- [Required work]
Repeat every line below exactly as it reads.

- [Material supplied]
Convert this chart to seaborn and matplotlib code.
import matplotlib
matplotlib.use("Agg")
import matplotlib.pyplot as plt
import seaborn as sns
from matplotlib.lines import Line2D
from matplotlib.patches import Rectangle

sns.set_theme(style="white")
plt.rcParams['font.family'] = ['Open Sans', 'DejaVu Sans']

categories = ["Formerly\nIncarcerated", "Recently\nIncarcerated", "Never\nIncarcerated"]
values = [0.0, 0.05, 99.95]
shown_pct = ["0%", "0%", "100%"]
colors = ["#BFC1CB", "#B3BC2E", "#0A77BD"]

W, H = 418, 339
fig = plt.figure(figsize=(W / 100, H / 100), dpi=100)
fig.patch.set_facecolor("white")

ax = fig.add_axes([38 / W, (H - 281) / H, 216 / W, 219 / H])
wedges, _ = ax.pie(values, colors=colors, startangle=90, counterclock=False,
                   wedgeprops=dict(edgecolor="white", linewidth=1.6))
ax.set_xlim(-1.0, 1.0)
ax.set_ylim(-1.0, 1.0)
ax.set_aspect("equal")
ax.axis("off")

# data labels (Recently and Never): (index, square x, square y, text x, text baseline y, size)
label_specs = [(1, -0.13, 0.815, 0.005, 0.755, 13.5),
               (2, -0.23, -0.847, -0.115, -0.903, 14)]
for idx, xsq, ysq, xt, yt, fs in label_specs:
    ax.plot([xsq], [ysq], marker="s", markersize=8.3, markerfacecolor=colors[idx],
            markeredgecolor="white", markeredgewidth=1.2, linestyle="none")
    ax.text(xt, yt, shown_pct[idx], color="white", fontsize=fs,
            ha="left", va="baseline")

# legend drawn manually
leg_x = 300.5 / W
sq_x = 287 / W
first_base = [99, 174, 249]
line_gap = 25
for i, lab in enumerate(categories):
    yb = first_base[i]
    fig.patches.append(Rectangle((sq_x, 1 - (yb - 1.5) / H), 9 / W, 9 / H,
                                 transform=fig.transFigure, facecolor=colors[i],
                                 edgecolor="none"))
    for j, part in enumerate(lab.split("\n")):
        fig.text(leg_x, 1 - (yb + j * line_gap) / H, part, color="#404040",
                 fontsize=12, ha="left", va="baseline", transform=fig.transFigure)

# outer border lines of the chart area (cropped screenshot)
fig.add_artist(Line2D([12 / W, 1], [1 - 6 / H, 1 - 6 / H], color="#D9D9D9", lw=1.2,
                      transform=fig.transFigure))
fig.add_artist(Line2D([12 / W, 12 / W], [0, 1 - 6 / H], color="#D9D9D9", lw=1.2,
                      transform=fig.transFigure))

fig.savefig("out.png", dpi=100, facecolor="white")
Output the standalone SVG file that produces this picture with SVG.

- [Solved problem]
Convert this chart to seaborn and matplotlib code.
import matplotlib
matplotlib.use("Agg")
import matplotlib.pyplot as plt
import seaborn as sns
from matplotlib.lines import Line2D
from matplotlib.patches import Rectangle

sns.set_theme(style="white")
plt.rcParams['font.family'] = ['Open Sans', 'DejaVu Sans']

categories = ["Formerly\nIncarcerated", "Recently\nIncarcerated", "Never\nIncarcerated"]
values = [0.0, 0.05, 99.95]
shown_pct = ["0%", "0%", "100%"]
colors = ["#BFC1CB", "#B3BC2E", "#0A77BD"]

W, H = 418, 339
fig = plt.figure(figsize=(W / 100, H / 100), dpi=100)
fig.patch.set_facecolor("white")

ax = fig.add_axes([38 / W, (H - 281) / H, 216 / W, 219 / H])
wedges, _ = ax.pie(values, colors=colors, startangle=90, counterclock=False,
                   wedgeprops=dict(edgecolor="white", linewidth=1.6))
ax.set_xlim(-1.0, 1.0)
ax.set_ylim(-1.0, 1.0)
ax.set_aspect("equal")
ax.axis("off")

# data labels (Recently and Never): (index, square x, square y, text x, text baseline y, size)
label_specs = [(1, -0.13, 0.815, 0.005, 0.755, 13.5),
               (2, -0.23, -0.847, -0.115, -0.903, 14)]
for idx, xsq, ysq, xt, yt, fs in label_specs:
    ax.plot([xsq], [ysq], marker="s", markersize=8.3, markerfacecolor=colors[idx],
            markeredgecolor="white", markeredgewidth=1.2, linestyle="none")
    ax.text(xt, yt, shown_pct[idx], color="white", fontsize=fs,
            ha="left", va="baseline")

# legend drawn manually
leg_x = 300.5 / W
sq_x = 287 / W
first_base = [99, 174, 249]
line_gap = 25
for i, lab in enumerate(categories):
    yb = first_base[i]
    fig.patches.append(Rectangle((sq_x, 1 - (yb - 1.5) / H), 9 / W, 9 / H,
                                 transform=fig.transFigure, facecolor=colors[i],
                                 edgecolor="none"))
    for j, part in enumerate(lab.split("\n")):
        fig.text(leg_x, 1 - (yb + j * line_gap) / H, part, color="#404040",
                 fontsize=12, ha="left", va="baseline", transform=fig.transFigure)

# outer border lines of the chart area (cropped screenshot)
fig.add_artist(Line2D([12 / W, 1], [1 - 6 / H, 1 - 6 / H], color="#D9D9D9", lw=1.2,
                      transform=fig.transFigure))
fig.add_artist(Line2D([12 / W, 12 / W], [0, 1 - 6 / H], color="#D9D9D9", lw=1.2,
                      transform=fig.transFigure))

fig.savefig("out.png", dpi=100, facecolor="white")
Output the standalone SVG file that produces this picture with SVG.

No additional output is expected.